Bradford, Tyrrel Street c.1860

This plan is undated but is entitled ‘Denison & others v Corporation’. It identifies land intended to be purchased by Bradford Corporation for road improvements. It must have preceded the development of City Hall in 1873. Elsewhere I have discussed another plan of this type, and probably the same date, involving ‘the Atkinson Trustees’. The present site is plot 23 of the former map. The site concerned is slightly north of the Bowling Green Hotel and projects into a road which was seemingly also called the Bowling Green. The projection pf the site into what is here called Bridge Street is one reason for its acquisition I imagine. I assume that Denison was one of a number of land-owners seeking to improve the compensation offered under a compulsory purchase order. Perhaps agreement was reached since I cannot find additional information.

Who was Denison? The most plausible candidates I can find in the 1850 Ibbetson Bradford directory are blacksmiths called Dyson and Thomas Denison. Dyson Denison (1828-1875) actually lives in Bridge Street, and their premises as ‘blacksmiths and farriers’ are given as Bridge Street and Tyrrel Street. At present I can’t track them down in census reports: the only Dyson and Thomas Denison I can find in 1861 were stone masons in Bolton Road. Possibly the first names were commonly used by several members of one extended family.

If Denison remains slightly mysterious I can at least with certainty identify the second land-owner recorded who is named Bonnel. I am certain that he is Joseph Fearnley Bonnell (1818-1876) who married Alice Duffill in 1848. In the 1861 census he is recorded as a sadler of 13 Edmund Street. In 1871, a few years before his death, he was still a sadler but now lived in 16 Ashgrove with his large family and a servant. His father seems to have followed the same occupation and John Fearnley Bonnell must have been quite well to do. He was a partner in the Bradford Joint Stock Banking Co. in the 1840s-50s. His executors (his widow and a brother) applied for probate on £7,000. Finally two of his daughters were able to live on private means in Southport until the mid-twentieth century.

So next time you are walking round the City Hall area think of the blacksmiths, farriers and sadlers who once operated profitably here, and reflect on what an important place horses once occupied in everyday life.
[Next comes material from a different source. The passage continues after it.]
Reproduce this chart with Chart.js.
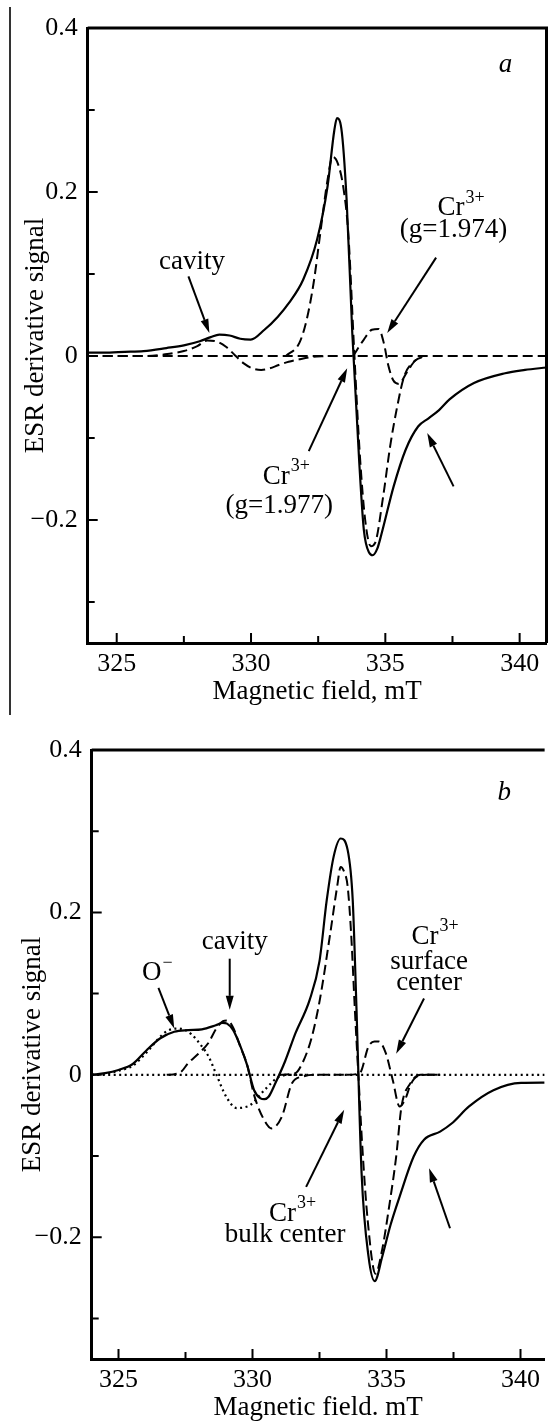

I once asked a distinguished historian what would most surprise a Victorian who was transported by time machine into modern Bradford. His reply was:’to discover that horse manure could be sold for money!’

Since the first publication of this map local historian and photographer Kieran Wilkinson has kindly undertaken further research. It seems that ‘Denison’ was in fact Mary Denison (Bradford Observer 25 October 1866). Mary Denison was presumably the most important person in a group given that she is given the ‘lead’ name. The Bradford Observer 31 December 1863 has an advert for the auction sale of various properties by Mrs Mary Denison of Shearbridge. The properties include a block of shops at the junction of Tyrrel Street and Bridge Street but also Mary Denison’s own house at Shearbridge. Kieran can find an 1854 reference to a Thomas Denison of Shearbridge. He died in March 1863 at the age of 65: he presumes that Mary was his widow.

He located this Thomas Denison (52 years old) on the 1851 census on Horton Road with wife Mary (then 41 years old). Thomas’s occupation is described as ‘proprietor of houses’ which ties in well with the land ownership. There is a death record from 1869 for a Mary Denison in Bradford. This Mary Denison was born circa 1810 which fits in well with the birthdate in the 1851 census. The Thomas Denison that I originally identified is, Kieran thinks, the son of the Thomas Denison, husband of Mary Denison. The 1841 census shows the first Thomas Denison as a farrier so it looks like the second man of this name took over the business. This second Thomas Denison may well have been one of the ‘others’ on that basis. Not for the first time it is a pleasure to thank Kieran for his scholarship.